What makes Avalanche unique compared to other blockchains?

Avalanche’s defining feature is its subnet architecture, which allows developers to create custom blockchains with tailored consensus mechanisms, validator sets, and virtual machines while maintaining interoperability with the Primary Network. This enables use cases requiring regulatory compliance, specialized execution environments, or application-specific scaling that are impossible on monolithic chains. Additionally, Avalanche’s three-chain Primary Network separates asset trading, smart contract execution, and validator coordination, optimizing each function independently.

Why is Solana considered one of the fastest blockchains?

Solana achieves exceptional speed through its Proof of History mechanism, which creates a cryptographic timestamp for transactions before consensus, eliminating the need for extensive validator communication about transaction ordering. Combined with the Sealevel runtime’s parallel transaction processing, Solana can theoretically process over 65,000 transactions per second with finality under 400 milliseconds. This speed comes from aggressive hardware optimization and a monolithic architecture that minimizes coordination overhead between network components.

How do Avalanche and Solana handle scalability?

Avalanche scales horizontally through subnets—each subnet operates as an independent blockchain with its own validators and rules while maintaining interoperability with other subnets and the Primary Network. This allows unlimited theoretical throughput by adding more subnets. Solana scales vertically by increasing validator hardware requirements to maintain high throughput on a single chain. Avalanche’s approach provides greater flexibility but increased complexity, while Solana’s approach delivers simplicity but requires continuous hardware upgrades to maintain performance.

Are Avalanche and Solana environmentally friendly?
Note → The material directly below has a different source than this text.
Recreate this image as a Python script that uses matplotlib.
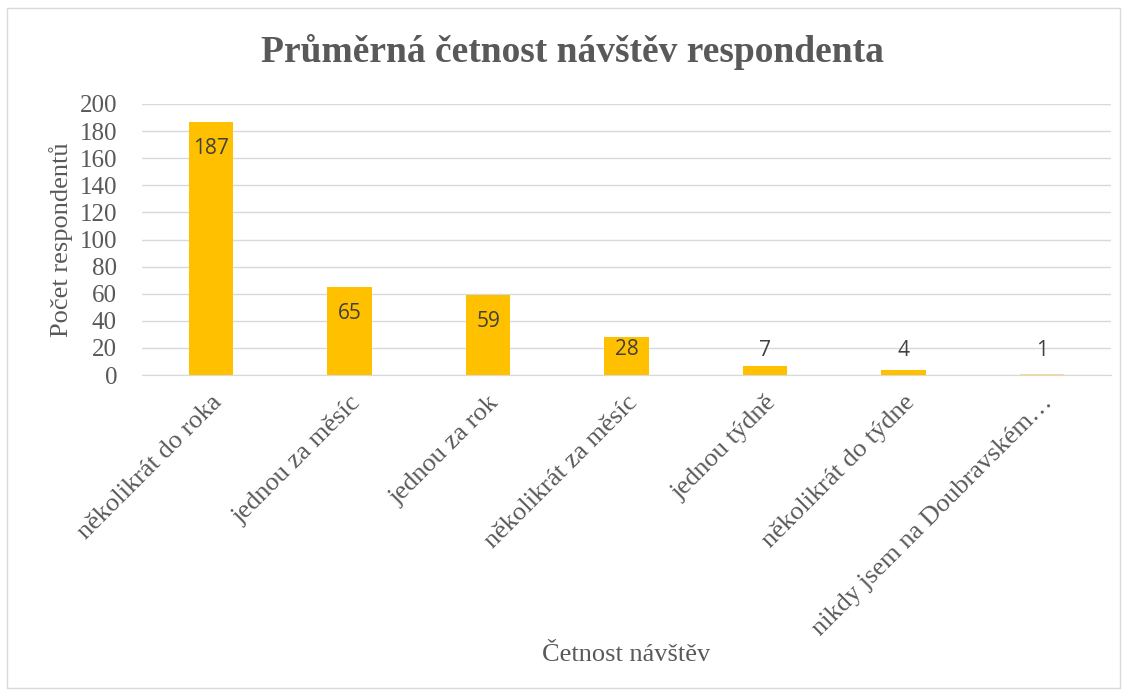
import matplotlib
matplotlib.use("Agg")
import matplotlib.pyplot as plt
from matplotlib.patches import Rectangle

categories = ["několikrát do roka", "jednou za měsíc", "jednou za rok", "několikrát za měsíc",
              "jednou týdně", "několikrát do týdne", "nikdy jsem na Doubravském…"]
values = [187, 65, 59, 28, 7, 4, 1]
colors = ["#FFC000"] * 6 + ["#F7D98B"]

W, H = 1130, 693
fig = plt.figure(figsize=(W / 100, H / 100), dpi=100)
fig.patches.append(Rectangle((7 / W, 5 / H), 1113 / W, 680 / H, transform=fig.transFigure,
                             fill=False, edgecolor="#D9D9D9", linewidth=1))
ax = fig.add_axes([142 / W, 1 - 375 / H, (1111 - 142) / W, (375 - 104) / H])

x = range(len(categories))
ax.bar(x, values, width=0.32, color=colors, zorder=3)
ax.set_xlim(-0.5, len(categories) - 0.5)
ax.set_ylim(0, 200)
ax.grid(axis="y", color="#D9D9D9", linewidth=1, zorder=0)
for s in ["top", "right", "left"]:
    ax.spines[s].set_visible(False)
ax.spines["bottom"].set_color("#D9D9D9")
ax.tick_params(axis="both", length=0, colors="#595959")
serif = "Liberation Serif"
ax.set_yticks(range(0, 201, 20))
ax.set_yticklabels([str(v) for v in range(0, 201, 20)], fontfamily=serif, fontsize=18, color="#595959")
ax.set_xticks(list(x))
ax.set_xticklabels(categories, rotation=45, ha="right", rotation_mode="anchor",
                   fontfamily=serif, fontsize=19, color="#595959")
ax.tick_params(axis="x", pad=12)
ax.tick_params(axis="y", pad=18)

px_per_unit = (375 - 104) / 200
for i, v in enumerate(values):
    hpx = v * px_per_unit
    if v > 20:
        off = -min(27, hpx / 3)
        ax.annotate(str(v), xy=(i, v), xytext=(0, off * 0.72), textcoords="offset points",
                    ha="center", va="center", fontsize=15, color="#404040", fontfamily="Open Sans")
    else:
        ax.annotate(str(v), xy=(i, 0), xytext=(0, 25 * 0.72), textcoords="offset points",
                    ha="center", va="center", fontsize=15, color="#404040", fontfamily="Open Sans")

ax.set_ylabel("Počet respondentů", fontfamily=serif, fontsize=19, color="#595959", labelpad=5)
fig.text(626 / W, 1 - 655 / H, "Četnost návštěv", ha="center", va="center",
         fontfamily=serif, fontsize=19, color="#595959")
fig.text(572 / W, 1 - 52 / H, "Průměrná četnost návštěv respondenta", ha="center",
         va="center", fontfamily=serif, fontsize=27, fontweight="bold", color="#595959")

fig.savefig("out.png", dpi=100)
Both platforms use Proof of Stake consensus mechanisms, making them significantly more energy-efficient than Proof of Work blockchains like Bitcoin. Avalanche’s subnet model distributes validation responsibilities, allowing validators to choose which chains to secure and reducing redundant computation. Solana’s optimized execution pipeline minimizes wasted computation, though its high hardware requirements mean individual validators consume more electricity than on other PoS chains. Both platforms have substantially lower carbon footprints than legacy blockchain networks.

What are some successful projects built on Avalanche and Solana?

On Avalanche, notable projects include Trader Joe (decentralized exchange with over $200 million in TVL as of 2026-06-23), Aave (multi-chain lending protocol), Benqi (native lending market), and various enterprise subnets for gaming and tokenized assets. On Solana, leading projects include Jupiter (aggregator processing billions in daily volume), Magic Eden (NFT marketplace), Marinade Finance (liquid staking), and Jito (MEV infrastructure). Both ecosystems continue attracting new projects across DeFi, NFTs, gaming, and infrastructure categories.

Cryptocurrency prices are highly volatile. This article is for educational purposes only and does not constitute financial, investment, legal, or tax advice. Always do your own research and consider your financial situation and risk tolerance before making any decision. Data regarding market capitalization, transaction throughput, validator counts, and total value locked reflects sources available at the time of writing (as of 2026-06-23) and may change rapidly. Past performance of blockchain networks, including historical transaction speeds and ecosystem growth, does not guarantee future outcomes. Network reliability, particularly regarding historical outages and stability improvements, should be independently verified through official documentation and real-time monitoring before making development or investment decisions. Platform features, validator requirements, and ecosystem availability may vary and users should review official documentation and terms before taking action.